La linea del rigore assoluto sui conti pubblici si esplica persino in manovre parlamentari che rappresentano un inedito per l’attuale maggioranza di governo. Il leader azzurro e vicepremier Tajani annuncia il voto contrario sull’emendamento ‘spalma-Superbonus’ se non sarà ritirato o riformulato, e la premier Meloni, a poche ore dal voto, fa aumentare la truppa di Fratelli d’Italia in commissione Finanze di un membro – il senatore Salvatore Salemi – per garantirsi i voti necessari a far passare l’emendamento del rigore anche a costo di tagliare fuori Forza Italia dal perimetro della maggioranza a Palazzo Madama. Un chiaro segnale che, senza l’artifizio da regolamento parlamentare alla mano, il governo avrebbe rischiato di andare sotto sulla difesa dei conti pubblici.
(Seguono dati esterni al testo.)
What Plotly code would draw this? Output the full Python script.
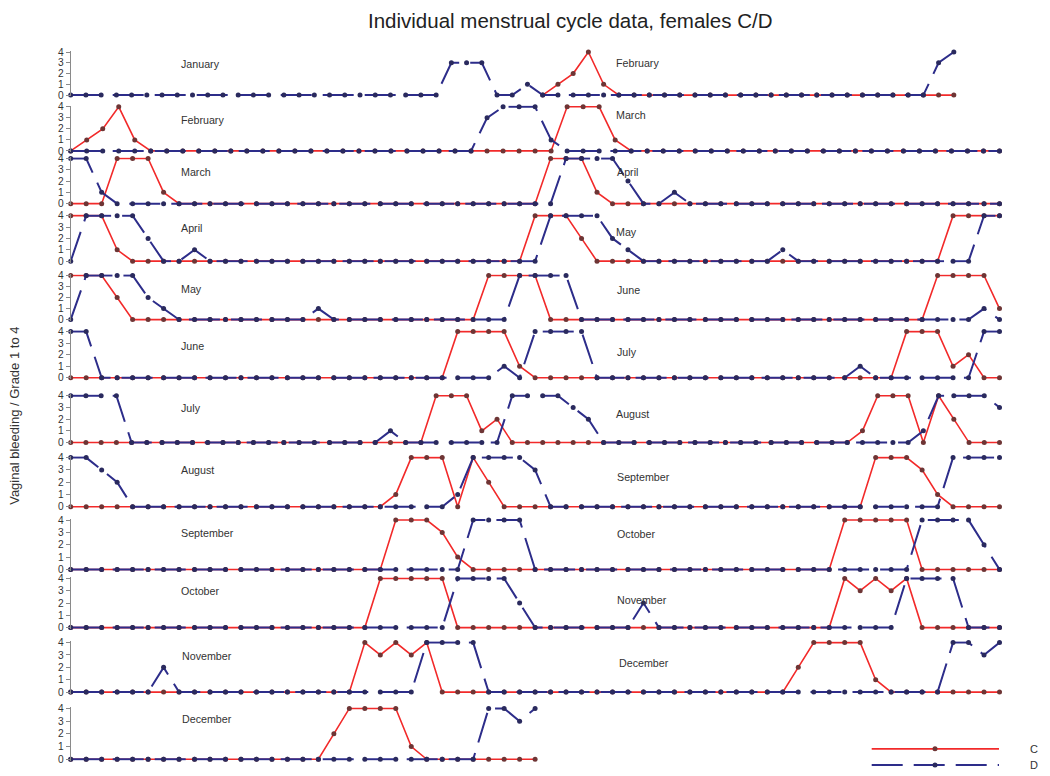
import plotly.graph_objects as go

W, H = 1050, 776

# ---------------- data: daily grades (0-4) per month ----------------
month_names = ["January", "February", "March", "April", "May", "June",
               "July", "August", "September", "October", "November", "December"]

C_jan = [None, None, None, None, None, None, None, None, None, None,
         None, None, None, None, None, None, None, None, None, None,
         None, None, None, None, None, None, None, None, None, None, None]
D_jan = [0, 0, 0, 0, 0, 0, 0, 0, 0, 0, 0, 0, 0, 0, 0, 0, 0, 0, 0, 0,
         0, 0, 0, 0, 0, 3, 3, 3, 0, 0, 1]

C_feb = [0, 1, 2, 4, 1, 0, 0, 0, 0, 0, 0, 0, 0, 0, 0, 0, 0, 0, 0, 0,
         0, 0, 0, 0, 0, 0, 0, 0]
D_feb = [0, 0, 0, 0, 0, 0, 0, 0, 0, 0, 0, 0, 0, 0, 0, 0, 0, 0, 0, 0,
         0, 0, 0, 0, 0, 0, 3, 4]

C_mar = [0, 0, 0, 4, 4, 4, 1, 0, 0, 0, 0, 0, 0, 0, 0, 0, 0, 0, 0, 0,
         0, 0, 0, 0, 0, 0, 0, 0, 0, 0, 0]
D_mar = [4, 4, 1, 0, 0, 0, 0, 0, 0, 0, 0, 0, 0, 0, 0, 0, 0, 0, 0, 0,
         0, 0, 0, 0, 0, 0, 0, 0, 0, 0, 0]

C_apr = [4, 4, 4, 1, 0, 0, 0, 0, 0, 0, 0, 0, 0, 0, 0, 0, 0, 0, 0, 0,
         0, 0, 0, 0, 0, 0, 0, 0, 0, 0]
D_apr = [0, 4, 4, 4, 4, 2, 0, 0, 1, 0, 0, 0, 0, 0, 0, 0, 0, 0, 0, 0,
         0, 0, 0, 0, 0, 0, 0, 0, 0, 0]

C_may = [4, 4, 4, 2, 0, 0, 0, 0, 0, 0, 0, 0, 0, 0, 0, 0, 0, 0, 0, 0,
         0, 0, 0, 0, 0, 0, 0, 4, 4, 4, 4]
D_may = [0, 4, 4, 4, 4, 2, 1, 0, 0, 0, 0, 0, 0, 0, 0, 0, 1, 0, 0, 0,
         0, 0, 0, 0, 0, 0, 0, 0, 0, 4, 4]

C_jun = [0, 0, 0, 0, 0, 0, 0, 0, 0, 0, 0, 0, 0, 0, 0, 0, 0, 0, 0, 0,
         0, 0, 0, 0, 0, 4, 4, 4, 4, 1]
D_jun = [4, 4, 0, 0, 0, 0, 0, 0, 0, 0, 0, 0, 0, 0, 0, 0, 0, 0, 0, 0,
         0, 0, 0, 0, 0, 0, 0, 0, 1, 0]

C_jul = [0, 0, 0, 0, 0, 0, 0, 0, 0, 0, 0, 0, 0, 0, 0, 0, 0, 0, 0, 0,
         0, 0, 0, 0, 4, 4, 4, 1, 2, 0, 0]
D_jul = [4, 4, 4, 4, 0, 0, 0, 0, 0, 0, 0, 0, 0, 0, 0, 0, 0, 0, 0, 0,
         0, 1, 0, 0, 0, 0, 0, 0, 0, 4, 4]

C_aug = [0, 0, 0, 0, 0, 0, 0, 0, 0, 0, 0, 0, 0, 0, 0, 0, 0, 0, 0, 0,
         0, 1, 4, 4, 4, 0, 4, 2, 0, 0, 0]
D_aug = [4, 4, 3, 2, 0, 0, 0, 0, 0, 0, 0, 0, 0, 0, 0, 0, 0, 0, 0, 0,
         0, 0, 0, 0, 0, 1, 4, 4, 4, 4, 3]

C_sep = [0, 0, 0, 0, 0, 0, 0, 0, 0, 0, 0, 0, 0, 0, 0, 0, 0, 0, 0, 0,
         0, 4, 4, 4, 3, 1, 0, 0, 0, 0]
D_sep = [0, 0, 0, 0, 0, 0, 0, 0, 0, 0, 0, 0, 0, 0, 0, 0, 0, 0, 0, 0,
         0, 0, 0, 0, 0, 0, 4, 4, 4, 4]

C_oct = [0, 0, 0, 0, 0, 0, 0, 0, 0, 0, 0, 0, 0, 0, 0, 0, 0, 0, 0, 0,
         4, 4, 4, 4, 4, 0, 0, 0, 0, 0, 0]
D_oct = [0, 0, 0, 0, 0, 0, 0, 0, 0, 0, 0, 0, 0, 0, 0, 0, 0, 0, 0, 0,
         0, 0, 0, 0, 0, 4, 4, 4, 4, 2, 0]

C_nov = [0, 0, 0, 0, 0, 0, 0, 0, 0, 0, 0, 0, 0, 0, 0, 0, 0, 0, 0, 4,
         3, 4, 3, 4, 0, 0, 0, 0, 0, 0]
D_nov = [0, 0, 0, 0, 0, 0, 2, 0, 0, 0, 0, 0, 0, 0, 0, 0, 0, 0, 0, 0,
         0, 0, 0, 4, 4, 4, 4, 0, 0, 0]

C_dec = [0, 0, 0, 0, 0, 0, 0, 0, 0, 0, 0, 0, 0, 0, 0, 0, 0, 2, 4, 4,
         4, 4, 1, 0, 0, 0, 0, 0, 0, 0, 0]
D_dec = [0, 0, 0, 0, 0, 0, 0, 0, 0, 0, 0, 0, 0, 0, 0, 0, 0, 0, 0, 0,
         0, 0, 0, 0, 0, 0, 0, 4, 4, 3, 4]

C_months = [C_jan, C_feb, C_mar, C_apr, C_may, C_jun,
            C_jul, C_aug, C_sep, C_oct, C_nov, C_dec]
D_months = [D_jan, D_feb, D_mar, D_apr, D_may, D_jun,
            D_jul, D_aug, D_sep, D_oct, D_nov, D_dec]
month_len = [31, 28, 31, 30, 31, 30, 31, 31, 30, 31, 30, 31]
for m in range(12):
    assert len(C_months[m]) == month_len[m], ("C", m, len(C_months[m]))
    assert len(D_months[m]) == month_len[m], ("D", m, len(D_months[m]))

y_ticks = [0, 1, 2, 3, 4]

# ---------------- layout / style ----------------
row_xmax = [61, 58, 60, 60, 60, 60, 61, 60, 60, 60, 60, 60]
# target pixel y of grade 4 and grade 0 per row
row_px = [(52, 95), (106.7, 150.7), (158.3, 203.3), (215.3, 260.7),
          (275, 319), (331, 377), (395, 441.7), (456.7, 505.7),
          (519, 568.3), (577.3, 626.3), (641.3, 690.7), (707, 757.7)]
X0, X1 = 70.7, 999.5
PAD = 0.12

# small vertical calibration of the rendered page
VA, VB = 0.9875, 4.1


def py(y):
    """target pixel y (from top) -> paper coordinate"""
    return 1 - ((y - VB) / VA) / H


def px(x):
    return x / W


RED = "#f22a2a"
RED_M = "#6e3535"
BLUE = "#2d2d8a"
BLUE_M = "#2a2a5e"
DASH = "31px,11px"
AXC = "#8a8a8a"
FONT = "Liberation Sans, Arial, sans-serif"

fig = go.Figure()
layout = {}
for r in range(12):
    if r < 11:
        c = C_months[r] + C_months[r + 1]
        d = D_months[r] + D_months[r + 1]
    else:
        c = C_months[11]
        d = D_months[11]
    x = list(range(len(c)))
    ax = "" if r == 0 else str(r + 1)
    fig.add_trace(go.Scatter(
        x=x, y=c, xaxis="x" + ax, yaxis="y" + ax, mode="lines+markers",
        line=dict(color=RED, width=1.6), marker=dict(color=RED_M, size=5),
        cliponaxis=False, showlegend=False, hoverinfo="skip", name="C"))
    fig.add_trace(go.Scatter(
        x=x, y=d, xaxis="x" + ax, yaxis="y" + ax, mode="lines+markers",
        line=dict(color=BLUE, width=2, dash=DASH), marker=dict(color=BLUE_M, size=5),
        cliponaxis=False, showlegend=False, hoverinfo="skip", name="D"))
    y4, y0 = row_px[r]
    ppu = (y0 - y4) / 4.0
    top = y4 - PAD * ppu
    bot = y0 + PAD * ppu
    layout["xaxis" + ax] = dict(domain=[px(X0), px(X1)], range=[0, row_xmax[r]],
                                visible=False, anchor="y" + ax, fixedrange=True)
    layout["yaxis" + ax] = dict(domain=[py(bot), py(top)], range=[-PAD, 4 + PAD],
                                tickvals=y_ticks, showline=True, linecolor=AXC, linewidth=1,
                                ticks="outside", ticklen=4, tickcolor=AXC, tickwidth=1,
                                showgrid=False, zeroline=False, anchor="x" + ax,
                                tickfont=dict(size=10.2, color="#333333", family=FONT),
                                fixedrange=True)

# month labels (target pixel positions)
label_pos = [
    [(179.3, 64), (614.3, 63.3)],
    [(179.3, 120), (614.3, 115)],
    [(179.3, 171.3), (615, 171.3)],
    [(179.3, 227.3), (614.3, 231.7)],
    [(179.3, 288.3), (614.7, 289)],
    [(179.3, 345), (614.7, 351)],
    [(179.3, 407.7), (614.3, 413.3)],
    [(179.3, 469), (615, 475.7)],
    [(179.3, 531.7), (614.7, 533)],
    [(179.3, 589.7), (614.7, 598.3)],
    [(179.7, 654.7), (617, 661.3)],
    [(179.7, 718)],
]
annotations = []
for r, pos in enumerate(label_pos):
    for k, (lx, ly) in enumerate(pos):
        annotations.append(dict(
            text=month_names[(r + k) % 12], x=px(lx), y=py(ly), xref="paper", yref="paper",
            xanchor="left", yanchor="middle", showarrow=False,
            font=dict(size=10.7, color="#333333", family=FONT)))

annotations.append(dict(
    text="Individual menstrual cycle data, females C/D", x=px(570.5), y=py(21),
    xref="paper", yref="paper", xanchor="center", yanchor="middle", showarrow=False,
    font=dict(size=20.5, color="#222222", family=FONT)))
annotations.append(dict(
    text="Vaginal bleeding / Grade 1 to 4", x=px(15), y=py(415), textangle=-90,
    xref="paper", yref="paper", xanchor="center", yanchor="middle", showarrow=False,
    font=dict(size=13, color="#333333", family=FONT)))

# legend (drawn manually)
shapes = []
legend_items = [("C", RED, RED_M, "solid", 1.6, 747.3), ("D", BLUE, BLUE_M, DASH, 2, 763.3)]
for name, lc, mc, dash, lw, ly in legend_items:
    shapes.append(dict(type="line", xref="paper", yref="paper",
                       x0=px(871.7), x1=px(999), y0=py(ly), y1=py(ly),
                       line=dict(color=lc, width=lw, dash=dash)))
    shapes.append(dict(type="circle", xref="paper", yref="paper",
                       x0=px(932.5), x1=px(937.5), y0=py(ly + 2.5), y1=py(ly - 2.5),
                       fillcolor=mc, line=dict(width=0)))
    annotations.append(dict(text=name, x=px(1028), y=py(ly), xref="paper", yref="paper",
                            xanchor="left", yanchor="middle", showarrow=False,
                            font=dict(size=11, color="#333333", family=FONT)))

fig.update_layout(
    width=W, height=H, margin=dict(l=0, r=0, t=0, b=0),
    paper_bgcolor="white", plot_bgcolor="white", showlegend=False,
    annotations=annotations, shapes=shapes, **layout)

fig.write_html(
    "out.html",
    config={"displayModeBar": False},
    post_script="document.documentElement.style.margin='0';document.body.style.margin='0';"
                "document.body.style.padding='0';document.body.style.overflow='hidden';",
)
Tutto questo avviene perché “il contesto economico è cambiato profondamente rispetto a poco tempo fa” continua l’economista della Cattolica: “Negli anni scorsi si poteva e si doveva spendere per sostenere famiglie e aziende contro Covid e caro-energia. Si poteva fare debito. I mercati comprendevano il senso di queste politiche”. Ora però la musica è cambiata: “Bisogna tirare i remi in barca”. Giorgetti lo sa, glielo hanno detto agli spring meetings del Fondo Monetario Internazionale, pochi giorni fa: “A Washington si sono resi conto che l’economia mondiale non va poi così male, l’inflazione scende più velocemente del previsto, ma c’è comunque un problema di debito pubblico in tanti paesi: una decina è già finita in default. Una novantina hanno programmi di risanamento in corso con l’Fmi”. Tra i paesi avanzati, l’Italia è quello considerato più a rischio: “Persino il debito pubblico della Grecia, ad oggi superiore a quello italiano, è destinato a scendere in percentuale al di sotto del nostro nei prossimi anni”. Il ministro del Tesoro, e la premier, sanno benissimo cosa questo significhi. Ed ecco perché preferiscono perfino aggirare un alleato di governo, Forza Italia, piuttosto che dare il segnale sbagliato a chi ci presta i soldi.